**Instructions for the task:**
Could the lines from the start of the data through the line with "const powers = [50, 100, 200, 300, 400];" be set down exactly, with no pictures among them?

**Recorded information:**
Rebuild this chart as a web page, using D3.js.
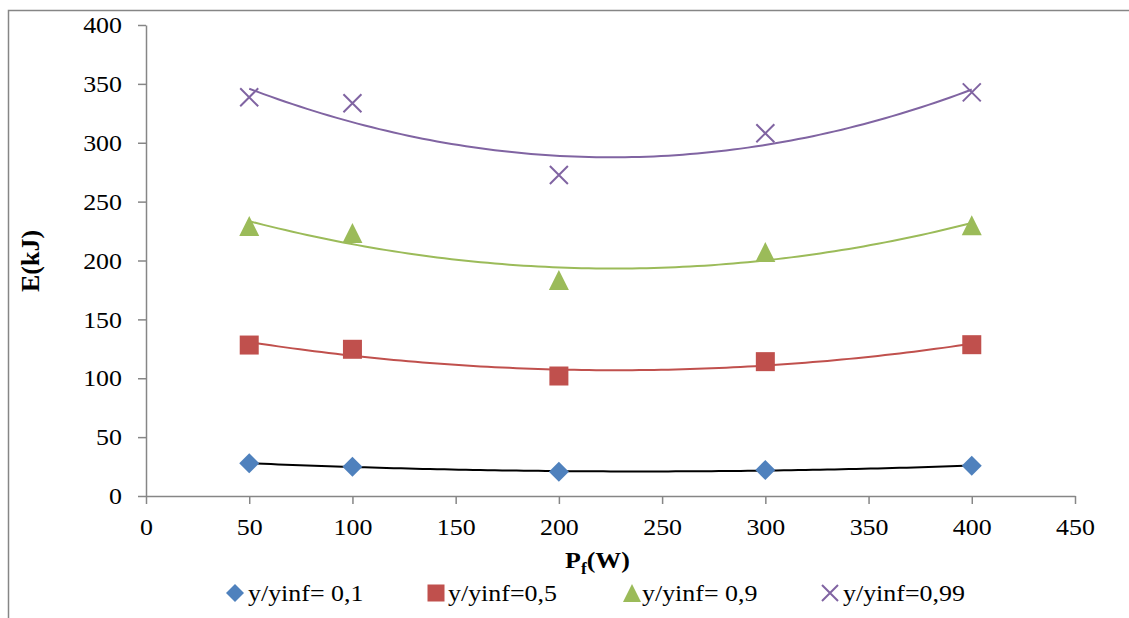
<!DOCTYPE html>
<html>
<head>
<meta charset="utf-8">
<script src="https://cdn.jsdelivr.net/npm/d3@7"></script>
<style>
  html, body { margin: 0; padding: 0; background: #fff; }
  svg { display: block; }
  text { font-family: "Liberation Serif", "Times New Roman", serif; fill: #000; }
</style>
</head>
<body>
<svg id="chart" width="1129" height="618"></svg>
<script>
// Flow power P_f (W) at which each run was made
const powers = [50, 100, 200, 300, 400];

// Energy E (kJ) for each y/yinf level
const energy01 = [27.8, 24.9, 20.6, 22.1, 25.7];
const energy05 = [128.2, 124.6, 101.9, 114.1, 128.5];
const energy09 = [229.3, 223.4, 183.4, 207.2, 230.0];
const energy099 = [338.6, 333.5, 272.6, 308.0, 342.8];

const seriesLabels = ["y/yinf= 0,1", "y/yinf=0,5", "y/yinf= 0,9", "y/yinf=0,99"];
const xTicks = [0, 50, 100, 150, 200, 250, 300, 350, 400, 450];
const yTicks = [0, 50, 100, 150, 200, 250, 300, 350, 400];

const series = [
  { label: seriesLabels[0], values: energy01, marker: "diamond", color: "#4F81BD", trend: "#000000" },
  { label: seriesLabels[1], values: energy05, marker: "square", color: "#C0504D", trend: "#C0504D" },
  { label: seriesLabels[2], values: energy09, marker: "triangle", color: "#9BBB59", trend: "#9BBB59" },
  { label: seriesLabels[3], values: energy099, marker: "cross", color: "#8064A2", trend: "#8064A2" }
];

const svg = d3.select("#chart");
const axisColor = "#868686";
const stretch = 1.08; // glyph width factor of the serif labels

// Outer frame (open at the right and bottom edges)
svg.append("path")
  .attr("d", "M8.5,618 L8.5,10.5 L1129,10.5")
  .attr("fill", "none").attr("stroke", axisColor).attr("stroke-width", 1.5);

const x = d3.scaleLinear().domain([0, 450]).range([146, 1075]);
const y = d3.scaleLinear().domain([0, 400]).range([496, 25]);

// Axes
const yAxis = svg.append("g").attr("transform", `translate(${x(0)},0)`)
  .call(d3.axisLeft(y).tickValues(yTicks).tickSize(8).tickSizeOuter(0).tickPadding(16));
const xAxis = svg.append("g").attr("transform", `translate(0,${y(0)})`)
  .call(d3.axisBottom(x).tickValues(xTicks).tickSize(8).tickSizeOuter(0).tickPadding(14));

[yAxis, xAxis].forEach(g => {
  g.select(".domain").attr("stroke", axisColor).attr("stroke-width", 1.5);
  g.selectAll(".tick line").attr("stroke", axisColor).attr("stroke-width", 1.5);
  g.selectAll(".tick text")
    .attr("font-size", 24).attr("fill", "#000");
});
yAxis.selectAll(".tick text").each(function () {
  d3.select(this).attr("x", -24 / stretch).attr("transform", `scale(${stretch},1)`);
});
xAxis.selectAll(".tick text").each(function () {
  d3.select(this).attr("transform", `scale(${stretch},1)`);
});

// Second order least-squares trend for a series
function quadFit(xs, ys) {
  const n = xs.length;
  let s1 = 0, s2 = 0, s3 = 0, s4 = 0, t0 = 0, t1 = 0, t2 = 0;
  for (let i = 0; i < n; i++) {
    const u = xs[i], v = ys[i];
    s1 += u; s2 += u * u; s3 += u * u * u; s4 += u * u * u * u;
    t0 += v; t1 += u * v; t2 += u * u * v;
  }
  const det3 = m => m[0][0] * (m[1][1] * m[2][2] - m[1][2] * m[2][1])
    - m[0][1] * (m[1][0] * m[2][2] - m[1][2] * m[2][0])
    + m[0][2] * (m[1][0] * m[2][1] - m[1][1] * m[2][0]);
  const A = [[n, s1, s2], [s1, s2, s3], [s2, s3, s4]];
  const rhs = [t0, t1, t2];
  const D = det3(A);
  const coef = [0, 1, 2].map(k => det3(A.map((row, r) => row.map((c, j) => j === k ? rhs[r] : c))) / D);
  return v => coef[0] + coef[1] * v + coef[2] * v * v;
}

const line = d3.line().x(d => x(d[0])).y(d => y(d[1]));
const xMin = d3.min(powers), xMax = d3.max(powers);

series.forEach(s => {
  const f = quadFit(powers, s.values);
  const pts = d3.range(0, 101).map(i => {
    const p = xMin + (xMax - xMin) * i / 100;
    return [p, f(p)];
  });
  svg.append("path").datum(pts)
    .attr("d", line).attr("fill", "none")
    .attr("stroke", s.trend).attr("stroke-width", 2);
});

// Marker shapes
function drawMarker(g, type, color, cx, cy, size) {
  const h = size / 2;
  if (type === "diamond") {
    g.append("path").attr("d", `M${cx},${cy - h}L${cx + h},${cy}L${cx},${cy + h}L${cx - h},${cy}Z`)
      .attr("fill", color);
  } else if (type === "square") {
    g.append("rect").attr("x", cx - h + 0.5).attr("y", cy - h + 0.5)
      .attr("width", size - 1).attr("height", size - 1).attr("fill", color);
  } else if (type === "triangle") {
    g.append("path").attr("d", `M${cx},${cy - h}L${cx + h},${cy + h}L${cx - h},${cy + h}Z`)
      .attr("fill", color);
  } else {
    const a = h - 1;
    g.append("path").attr("d", `M${cx - a},${cy - a}L${cx + a},${cy + a}M${cx - a},${cy + a}L${cx + a},${cy - a}`)
      .attr("stroke", color).attr("stroke-width", 2).attr("fill", "none");
  }
}

series.forEach(s => {
  const g = svg.append("g");
  s.values.forEach((v, i) => drawMarker(g, s.marker, s.color, x(powers[i]), y(v), 20));
});

// Axis titles
svg.append("text")
  .attr("transform", "translate(39,261) rotate(-90)")
  .attr("text-anchor", "middle")
  .attr("font-size", 26).attr("font-weight", "bold")
  .text("E(kJ)");

const xt = svg.append("text")
  .attr("transform", `translate(${x(225) - 13},568) scale(${stretch},1)`)
  .attr("text-anchor", "middle")
  .attr("font-size", 24).attr("font-weight", "bold");
xt.append("tspan").text("P");
xt.append("tspan").attr("font-size", 16).attr("dy", 6).text("f");
xt.append("tspan").attr("dy", -6).text("(W)");

// Legend
const legendPos = [
  { mx: 235, tx: 248 },
  { mx: 436, tx: 448 },
  { mx: 632, tx: 642 },
  { mx: 830, tx: 843 }
];
series.forEach((s, i) => {
  const g = svg.append("g");
  drawMarker(g, s.marker, s.color, legendPos[i].mx, 593, 18);
  g.append("text")
    .attr("transform", `translate(${legendPos[i].tx},601) scale(${stretch},1)`)
    .attr("font-size", 24)
    .text(s.label);
});
</script>
</body>
</html>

**Solution to the problem:**
Rebuild this chart as a web page, using D3.js.
<!DOCTYPE html>
<html>
<head>
<meta charset="utf-8">
<script src="https://cdn.jsdelivr.net/npm/d3@7"></script>
<style>
  html, body { margin: 0; padding: 0; background: #fff; }
  svg { display: block; }
  text { font-family: "Liberation Serif", "Times New Roman", serif; fill: #000; }
</style>
</head>
<body>
<svg id="chart" width="1129" height="618"></svg>
<script>
// Flow power P_f (W) at which each run was made
const powers = [50, 100, 200, 300, 400];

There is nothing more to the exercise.